Kate Middleton Topless Photos Compared to Princess Diana's Death During Trial in France

Catherine, the duchess of Cambridge, visits a women's center in Gloucester, England, on November 4, 2016. Richard Pohle/Reuters

A trial over paparazzi photos of Kate Middleton topless kicked off Tuesday in France, with lawyers for the Duke and Duchess of Cambridge demanding about $1.6 million in damages and invoking the death of Princess Diana.

The trial, which the royals did not attend, centers around a series of grainy pictures of the duchess on a 2012 vacation with Prince William at a spot in the Provence region of France, according to Agence France-Presse. Among other things, they show Kate taking her bathing suit top off and applying sunscreen to her husband's back.

Related: Kate Middleton talks mental health, Princess Diana's death in new video

Taken with a long lens, the snapshots sparked an immediate controversy when the French magazine Closer and newspaper La Provence published them. Outlets in the United Kingdom, where the royal family is beloved, mostly refused to print the photos, and the palace quickly filed a lawsuit.

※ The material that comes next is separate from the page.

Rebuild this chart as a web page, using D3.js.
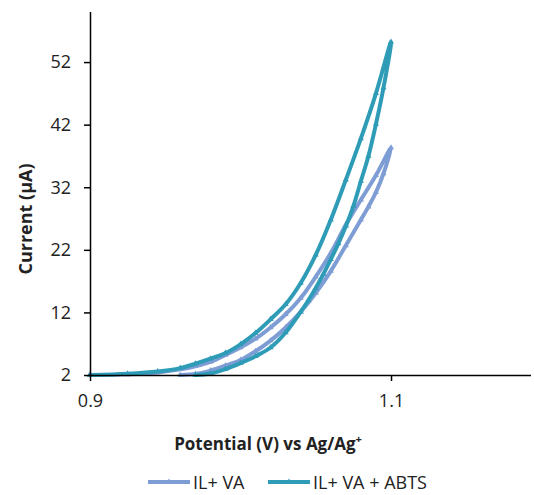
<!DOCTYPE html>
<html>
<head>
<meta charset="utf-8">
<script src="https://cdn.jsdelivr.net/npm/d3@7"></script>
<style>
  body { margin: 0; background: #fff; }
  svg { font-family: "Open Sans", "Noto Sans", sans-serif; }
</style>
</head>
<body>
<svg id="chart" width="534" height="495"></svg>
<script>
// tick labels
var xTicks = [0.9, 1.1];
var yTicks = [2, 12, 22, 32, 42, 52];

// IL+ VA : forward scan then reverse scan (potential V, current uA)
var vaPotential = [0.960, 0.970, 0.980, 0.990, 1.000, 1.010, 1.020, 1.030, 1.040, 1.050, 1.060, 1.070, 1.080, 1.085, 1.090, 1.095, 1.100,
                   1.090, 1.080, 1.070, 1.060, 1.050, 1.040, 1.030, 1.020, 1.010, 1.000, 0.990, 0.980, 0.970, 0.960, 0.945, 0.925, 0.900];
var vaCurrent   = [2.0, 2.15, 2.7, 3.5, 4.4, 5.8, 7.5, 9.6, 12.1, 15.1, 18.6, 22.7, 26.8, 28.9, 31.2, 34.2, 38.3,
                   33.9, 30.0, 26.0, 21.5, 17.7, 14.3, 11.7, 9.6, 7.8, 6.4, 5.2, 4.1, 3.4, 2.9, 2.4, 2.1, 2.0];

// IL+ VA + ABTS
var abtsPotential = [0.970, 0.980, 0.990, 1.000, 1.010, 1.020, 1.030, 1.040, 1.045, 1.050, 1.055, 1.060, 1.065, 1.070, 1.075, 1.080, 1.085, 1.090, 1.095, 1.100,
                     1.090, 1.080, 1.070, 1.060, 1.050, 1.040, 1.030, 1.020, 1.010, 1.000, 0.990, 0.980, 0.970, 0.960, 0.945, 0.925, 0.900];
var abtsCurrent   = [2.0, 2.25, 2.95, 3.9, 5.0, 6.4, 8.8, 12.1, 13.9, 15.9, 18.1, 20.5, 23.0, 25.8, 29.0, 33.0, 37.0, 42.1, 47.9, 55.2,
                     47.0, 39.8, 33.2, 26.8, 21.2, 16.7, 13.3, 10.9, 8.7, 6.9, 5.5, 4.6, 3.8, 3.1, 2.55, 2.2, 2.0];

var seriesNames = ['IL+ VA', 'IL+ VA + ABTS'];
var seriesColors = ['#7f9dd5', '#2f9cb7'];

var svg = d3.select('#chart');
var x = d3.scaleLinear().domain([0.9, 1.193]).range([90, 531]);
var y = d3.scaleLinear().domain([2, 60]).range([375, 12]);

var series = [
  { name: seriesNames[0], color: seriesColors[0], pts: vaPotential.map(function (v, i) { return [v, vaCurrent[i]]; }) },
  { name: seriesNames[1], color: seriesColors[1], pts: abtsPotential.map(function (v, i) { return [v, abtsCurrent[i]]; }) }
];

var line = d3.line()
  .x(function (d) { return x(d[0]); })
  .y(function (d) { return y(d[1]); })
  .curve(d3.curveCatmullRom.alpha(0.5));

// series lines + small markers
var plot = svg.append('g');
series.forEach(function (s) {
  plot.append('path')
    .attr('d', line(s.pts))
    .attr('fill', 'none')
    .attr('stroke', s.color)
    .attr('stroke-width', 4)
    .attr('stroke-linejoin', 'round')
    .attr('stroke-linecap', 'round');
  plot.selectAll(null)
    .data(s.pts)
    .enter()
    .append('path')
    .attr('d', d3.symbol().type(d3.symbolTriangle).size(16))
    .attr('transform', function (d) { return 'translate(' + x(d[0]) + ',' + y(d[1]) + ')'; })
    .attr('fill', s.color);
});

// axes
var xAxis = svg.append('g')
  .attr('transform', 'translate(0,375)')
  .call(d3.axisBottom(x).tickValues(xTicks).tickSize(6).tickPadding(13).tickFormat(d3.format('.1f')));
var yAxis = svg.append('g')
  .attr('transform', 'translate(90,0)')
  .call(d3.axisLeft(y).tickValues(yTicks).tickSize(6).tickPadding(13));

[xAxis, yAxis].forEach(function (a) {
  a.selectAll('.tick line').attr('stroke', '#000').attr('stroke-width', 1.5);
  a.selectAll('.tick text').attr('font-size', 18).attr('fill', '#222').attr('font-family', '"Open Sans", sans-serif');
});
xAxis.select('.domain').attr('d', 'M90,0.5H531').attr('stroke', '#000').attr('stroke-width', 1.5);
yAxis.select('.domain').attr('d', 'M0.5,12V375').attr('stroke', '#000').attr('stroke-width', 1.5);

// axis titles
svg.append('text')
  .attr('x', 268).attr('y', 450)
  .attr('text-anchor', 'middle')
  .attr('font-size', 17).attr('font-weight', 'bold').attr('fill', '#222')
  .text('Potential (V) vs Ag/Ag')
  .append('tspan').attr('baseline-shift', 'super').attr('font-size', 11).text('+');

svg.append('text')
  .attr('transform', 'translate(32,219) rotate(-90)')
  .attr('text-anchor', 'middle')
  .attr('font-size', 18).attr('font-weight', 'bold').attr('fill', '#222')
  .text('Current (μA)');

// legend
var legendX = [148, 268];
var legend = svg.append('g');
series.forEach(function (s, i) {
  var lx = legendX[i];
  legend.append('line')
    .attr('x1', lx).attr('x2', lx + 42).attr('y1', 482).attr('y2', 482)
    .attr('stroke', s.color).attr('stroke-width', 4);
  legend.append('path')
    .attr('d', d3.symbol().type(d3.symbolTriangle).size(16))
    .attr('transform', 'translate(' + (lx + 21) + ',482)')
    .attr('fill', s.color);
  legend.append('text')
    .attr('x', lx + 45).attr('y', 489)
    .attr('font-size', 18).attr('fill', '#222')
    .text(s.name);
});
</script>
</body>
</html>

Six people were on trial Tuesday: Closer magazine editor Laurence Pieau, La Provence Publishing Director Marc Auburtin, Chief Executive Ernesto Mauri, and photographers Cyril Moreau, Dominique Jacovides and Valerie Suau, according to BBC News.

Pieau has previously argued that the photos were "not in the least shocking" because "millions of women" regularly tan without tops on. But prosecutors said Tuesday the group should have to pay "significant fines" for invading the royals' privacy with the pictures, which quickly spread to magazines across Europe.

Attorneys also read aloud a statement from William, who said he was particularly hurt by the incident because of its similarities to the 1997 death of his mother, the Telegraph reported.

Princess Diana died 20 years ago this summer in a car crash as she and her partner, Dodi al-Afyed, were being pursued by photographers in Paris. The car's chauffeur and the paparazzi he was trying to outrun were found in 2008 to have been negligent.

The palace had similarly referenced Diana in its 2012 response to the photos' publication.

"The incident is reminiscent of the worst excesses of the press and paparazzi during the life of Diana, Princess of Wales, and all the more upsetting to the Duke and Duchess for being so," the Kensington Palace said at the time. "Their Royal Highnesses had every expectation of privacy in the remote house. It is unthinkable that anyone should take such photographs, let alone publish them."

Sources in Paris saying that if they win, William & Kate unlikely to get anywhere near £1.3 million but the victory will be moral & symbolic

— Rebecca English (@RE_DailyMail) May 2, 2017

No matter what the verdict turns out to be, the topless photos of Kate weren't the first to rock the royal family. In 2011, old photos of her sister, Pippa Middleton, topless and in a bikini were published, and in 2012 pictures of Prince Harry naked in Las Vegas leaked.